The Sealyham Terrier was extremely popular in the 1920s and ’30s in Great Britain; hundreds were registered each year. But the Sealyham is now on the Kennel Club’s native vulnerable breeds list in the United Kingdom. With only 43 dogs registered in 2008, it’s the most endangered British breed. The American Kennel Club registered 56 Sealyhams last year, and the breed was ranked 152 out of 158 AKC-recognized breeds. Various reasons have been put forth to explain this decline in popularity; a combination of them may explain the breed’s shrinking numbers.

Sharon Yard, president of the American Sealyham Terrier Club, partly blames recent bans on docking in many European countries. Some people dislike the look of a terrier with a full-length tail that has been traditionally docked in the past, even for those terriers that are primarily pets.

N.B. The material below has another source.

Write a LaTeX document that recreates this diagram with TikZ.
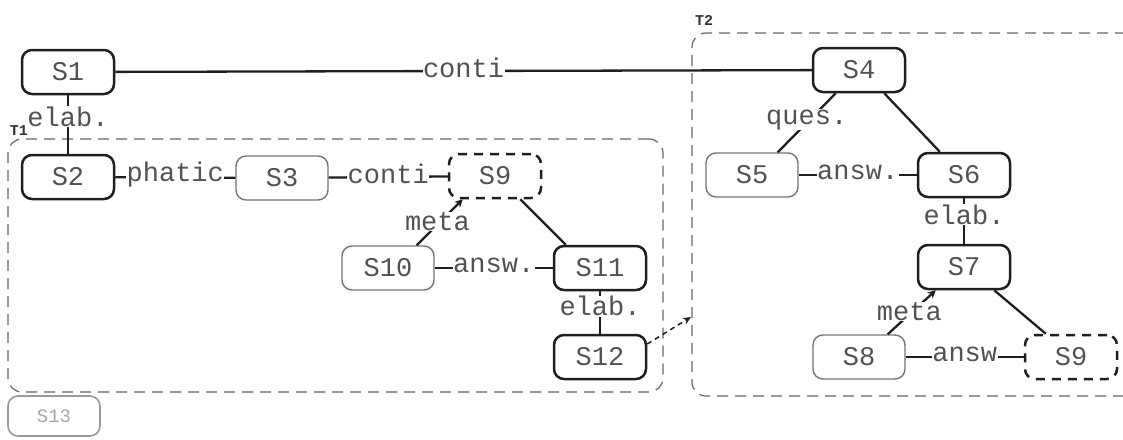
\documentclass[tikz,border=0pt]{standalone}
\usepackage{fontspec}
\setmonofont{Liberation Mono}
\usetikzlibrary{arrows.meta,calc}
\begin{document}
\begin{tikzpicture}[x=1pt,y=-1pt,
 every node/.style={font=\ttfamily\fontsize{27}{30}\selectfont, text=black!68},
 seg/.style={rounded corners=10pt, minimum width=92pt, minimum height=44pt, inner sep=0pt},
 strong/.style={seg, draw=black!88, line width=2.5pt},
 weak/.style={seg, draw=black!55, line width=1.4pt},
 virt/.style={seg, draw=black!88, line width=2.5pt, dash pattern=on 9pt off 7pt},
 faint/.style={seg, minimum height=40pt, draw=black!40, line width=1.6pt, text=black!35, font=\ttfamily\fontsize{19}{21}\selectfont},
 rel/.style={draw=black!88, line width=2.3pt},
 metarel/.style={rel, -{Stealth[length=8pt,width=8pt]}},
 lbl/.style={fill=white, inner sep=0.5pt, yshift=3pt},
 group/.style={draw=black!60, line width=1.2pt, dash pattern=on 11pt off 7pt, rounded corners=14pt, inner sep=0pt},
 glabel/.style={font=\ttfamily\bfseries\fontsize{15}{17}\selectfont, text=black!80, inner sep=0pt},
]
\useasboundingbox (0,0) rectangle (1123,439);
\clip (0,0) rectangle (1123,439);
% groups
\node[group, minimum width=655pt, minimum height=253pt] (T1) at (335.5,265.5) {};
\node[group, minimum width=448pt, minimum height=363pt] (T2) at (916,214.5) {};
\node[glabel] (T1l) at (19,131) {T1};
\node[glabel] (T2l) at (704,20) {T2};
% segments
\node[strong] (S1) at (68,72) {S1};
\node[strong] (S2) at (68,177) {S2};
\node[weak] (S3) at (282,178) {S3};
\node[virt] (S9a) at (495,176) {S9};
\node[weak] (S10) at (388,268) {S10};
\node[strong] (S11) at (600,268) {S11};
\node[strong] (S12) at (600,357) {S12};
\node[strong] (S4) at (859,70) {S4};
\node[weak] (S5) at (752,175) {S5};
\node[strong] (S6) at (964,175) {S6};
\node[strong] (S7) at (964,267) {S7};
\node[weak] (S8) at (859,357) {S8};
\node[virt] (S9b) at (1071,357) {S9};
\node[faint] (S13) at (54,416) {S13};
% relations
\draw[rel] (S1) -- node[lbl, pos=0.5] {conti} (S4);
\draw[rel] (S1) -- node[lbl, pos=0.42] {elab.} (S2);
\draw[rel] (S2) -- node[lbl] {phatic} (S3);
\draw[rel] (S3) -- node[lbl] {conti} (S9a);
\draw[metarel] ($(S10.north east)+(-18,0)$) -- node[lbl, pos=0.45] {meta} ($(S9a.south west)+(15,0)$);
\draw[rel] ($(S9a.south east)+(-22,0)$) -- ($(S11.north west)+(13,0)$);
\draw[rel] (S10) -- node[lbl] {answ.} (S11);
\draw[rel] (S11) -- node[lbl, pos=0.42] {elab.} (S12);
\draw[rel] ($(S4.south west)+(24,0)$) -- node[lbl] {ques.} ($(S5.north east)+(-21,0)$);
\draw[rel] ($(S4.south east)+(-22,0)$) -- ($(S6.north west)+(23,0)$);
\draw[rel] (S5) -- node[lbl] {answ.} (S6);
\draw[rel] (S6) -- node[lbl, pos=0.42] {elab.} (S7);
\draw[metarel] ($(S8.north east)+(-18,0)$) -- node[lbl, pos=0.45] {meta} ($(S7.south west)+(19,0)$);
\draw[rel] ($(S7.south east)+(-17,0)$) -- ($(S9b.north west)+(22,0)$);
\draw[rel] (S8) -- node[lbl] {answ} (S9b);
% link from T1 to T2
\coordinate (t2in) at (691,317);
\draw[draw=black!88, line width=1.5pt, dash pattern=on 5pt off 4pt, -{Stealth[length=8pt,width=7pt]}] ($(S12.east)+(0,-13)$) -- (t2in);
\end{tikzpicture}
\end{document}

Owners of working terriers customarily dock their dogs’ tails so they can pull the dog out of a burrow after it has gone to ground in pursuit of its quarry. When not docked, the end of the full-length tail narrows, and is not as sturdy and strong as the part closest to the body. “If you tried pulling on [the full-length tail], you would undoubtedly injure the dog badly,” Yard says. Further, “the [full-length] tail is as long as the dog, and drags in the dirt and weeds and burrs,” she says.

Lois Miller, an obedience instructor, whose Sealyham Terrier Jennie excels in obedience and rally competitions, believes the number of Sealyhams is so low because “[potential dog owners] don’t ever see them. It’s a vicious cycle: you can’t want something you never see,” she says.

Sally Sweatt, who was on the board of the American Humane Association and was an honorary board member of the Delta Society, has owned Sealyhams for more than 30 years. She says, “not enough people are breeding them and not enough people know about [them].”